Printer Benjamin Hargreaves remembered analine black as better for figures than for backgrounds: "Not a pure black [it] does not look so well in the solid as in the printed specimens." Henry Watts acknowledged the dye's shortcomings. "Analine black is much valued for printing on calico, on account of its brilliancy and permanence. It acquires a greenish hue by long exposure to light and air, but may be brought back to its normal colour by treatment with alkaline solutions." 

In other words the black color turned green over time. Another problem was that some processes tendered the cotton so that it disintegrated.

In addition to technological problems such as "greening," tendering and machinery corrosion, trade problems  inhibited analine black’s use in the American industry. In the 1890s it was replaced with Vidal and other sulfur blacks, which maintained their color and were easier for the mills.



Although analine black was available in the 1870s its impracticality meant that it wasn't an option for black cottons for American quilters, one reason that blacks provide such a good clue to about 1890.






The sulfur blacks of the 1890s were not perfect either.

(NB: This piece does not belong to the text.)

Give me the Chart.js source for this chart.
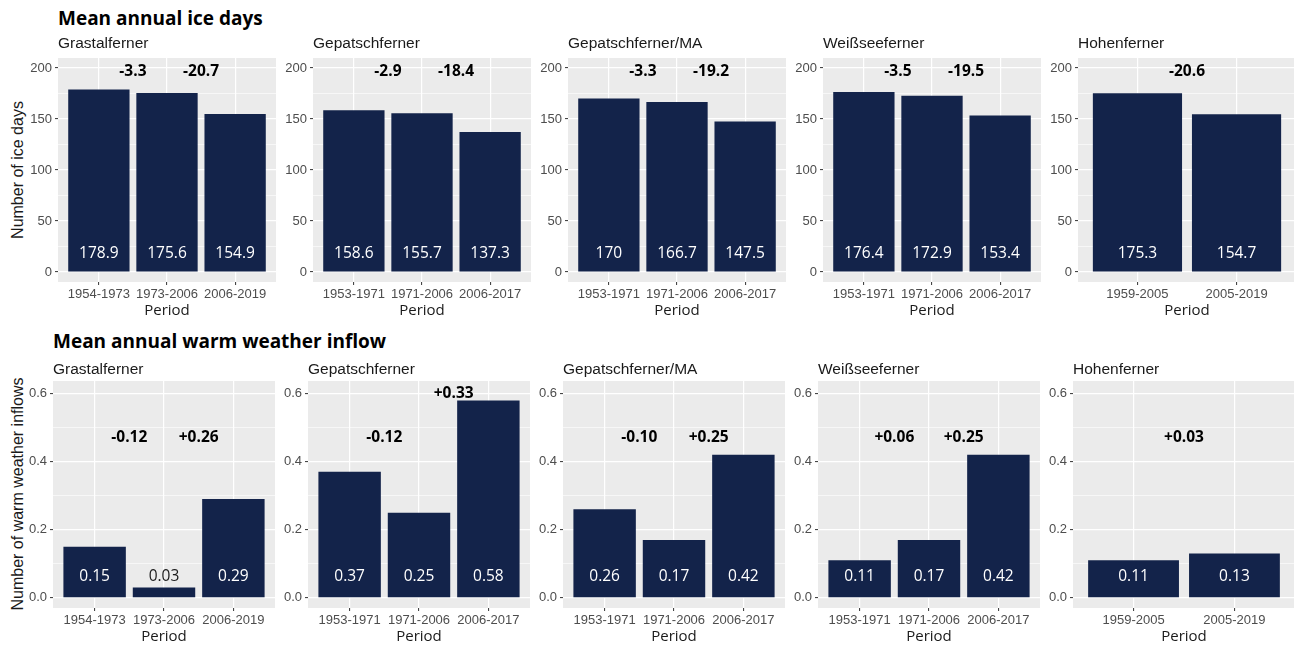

A 1949 dye text noted sulfur black's many advantages, particularly its cost and its fastness. "Its great disadvantage is instability, with subsequent or simultaneous oxidation of the sulfur, split off to sulfuric acid, which in turn attacks the cotton and weakens it considerably or, in extreme cases, reduces it to powder….dampness and heat hasten the process."






In other words, sulfur black turns into sulfuric acid.

Not every black rotted; quality must have depended on the dyebath. Longevity depended on how the cotton was treated.


Dyeing and printing become more sophisticated all the time and the current blacks are far more reliable than those of the past. We don't use sulfur black anymore.

Blacks from my Morris Apprentice collection.

No more tears!

8 comments:

Nifty Quilts said...

Interesting! Thanks.

WoolenSails said...

I have always loved black in my quilts, love the contrast that it makes. I was looking at, Birds in the Air as a quilt for my bed. I like the simplicity of the design with a touch of appliqué.

Debbie

Every Stitch said...

That is very timely information about black in dating quilts - it adds depth to a quilt too. Love that first pictured quilt!
I am reproducing a quilt dated 1862 at the moment but it has black stars in it. See the latest post in my blog. Do you think it was miss dated? I'd love your opinion. Thank you.
Hilda
Every Stitch

Every Stitch said...

Me again ... I should have read your words more closely..the quilt I am reproducing was actually made in silk, not cotton. So perhaps 1862 may still be correct??
Hilda

Barbara Brackman said...

Hilda---And if it's silk or wool black is no help in dating. I've seen several mid-19th century quilts all of cotton except the black, which is silk. I'll check out your repro.

Sandra said...

Barbara,
Is this why we so much tendering/ popping* in 1840-60 turkey red prints - where the black in the designs looks almost like someone cut it away?
Thank you.

Meredith said...

Great post. Thank you. That is information I was able to use today. You rock.

Marti said...

Thank you for such an informational post. Now I need to go check my old quilts for black fabrics. Do you happen to know the name of that sawtooth star quilt?